Adding the third project, the $6-billion Jordan Cove LNG project in Oregon, in the second half of 2019 would fill out the industry’s “dream scenario”, said National Bank financial analyst Patrick Kenny.
“It seems like they’re all inching toward construction,” he told the Post.
Industry newsletter JWN Energy also has its eye on a fourth project  on Vancouver Island, Kwispaa LNG, a $10- to $20-billion joint venture between Steelhead LNG Limited and the Huu-ay-aht First Nations that has just filed a project description with regulators.
That move “will allow them to work with Kwispaa LNG to establish the scope of the environmental assessment of the project,” JWN states. “Extensive First Nations and community engagement to date by Kwispaa LNG has already identified areas of particular interest, such as marine shipping, which will be a focus of environmental studies.”

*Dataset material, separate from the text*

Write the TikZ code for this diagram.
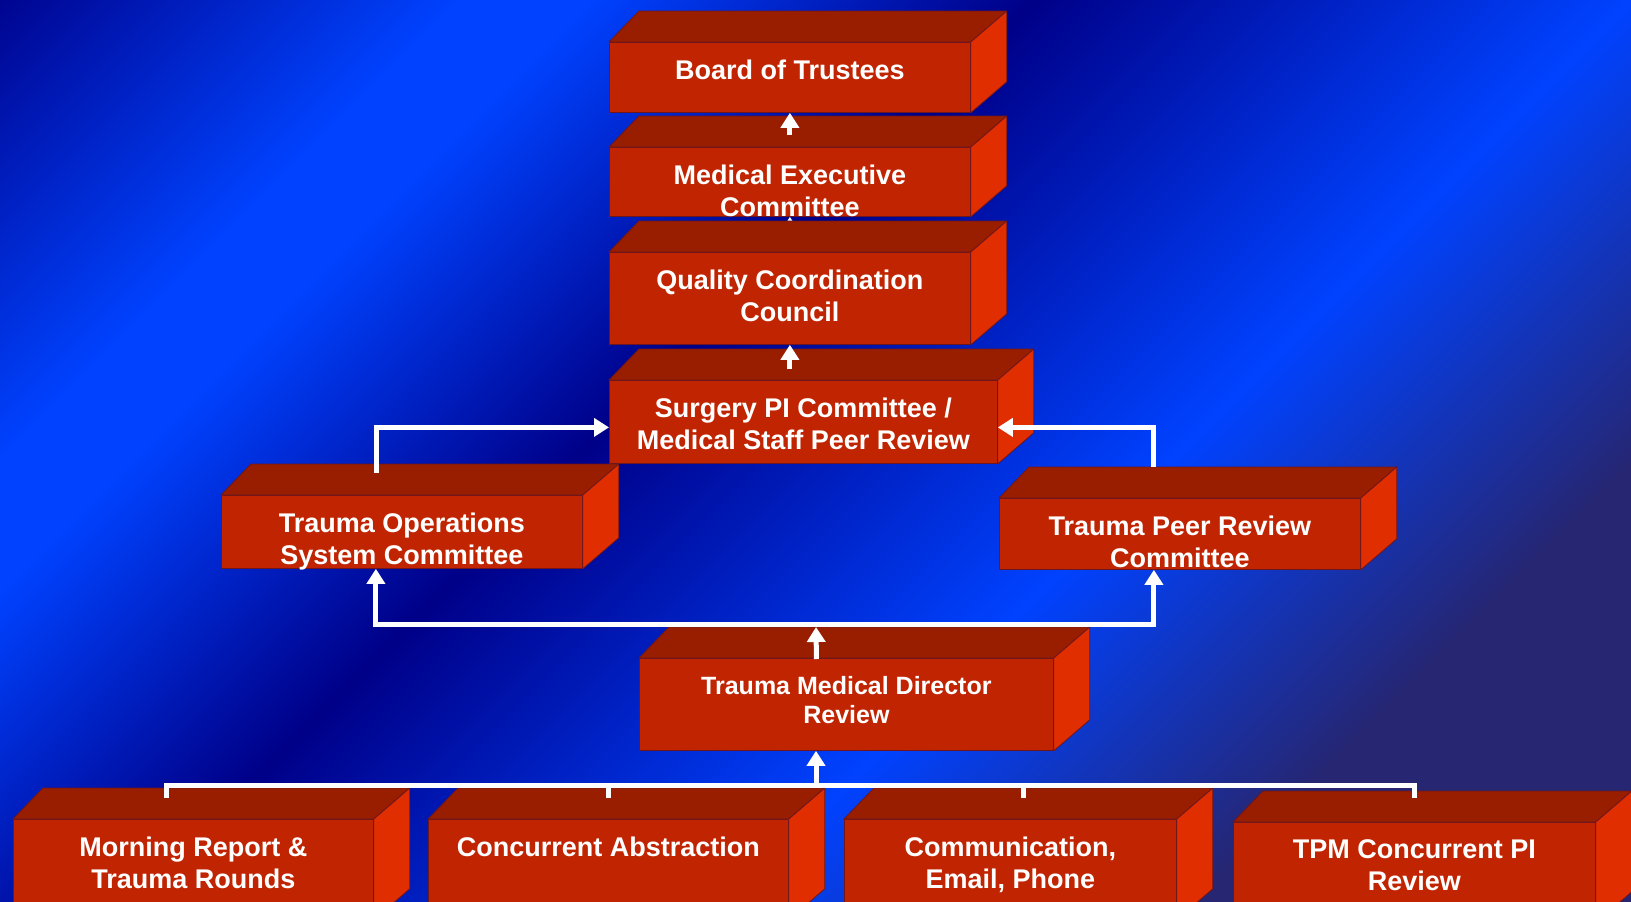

LNG Canada’s competitors are generally acknowledging the initial project’s impact in blazing a trail for additional development. “It really is bringing some confidence back to the marketplace,” said Pieridae’s Sorensen. “It gives our project more credibility. If the economics work for one, they work for others.”
But Stanford University energy transition modeler Mark Z. Jacobson maintains that LNG Canada is a step in the wrong direction that will prolong China’s dependence on natural gas. “Building it now means it will be around for 30 to 40 years, needlessly carrying on the world’s reliance on fossil fuels,” National Observer reports .
“(With LNG), you have to mine it, transport it, and refine it, and that’s all taking energy, so this is contributing to the problem. It’s not a good idea. It’s a bad idea,” Jacobson told Observer’s Tracy Sherlock. “It’s going in the opposite direction than we should be going. It’s definitely a bad thing for people’s health, for climate, and for jobs.”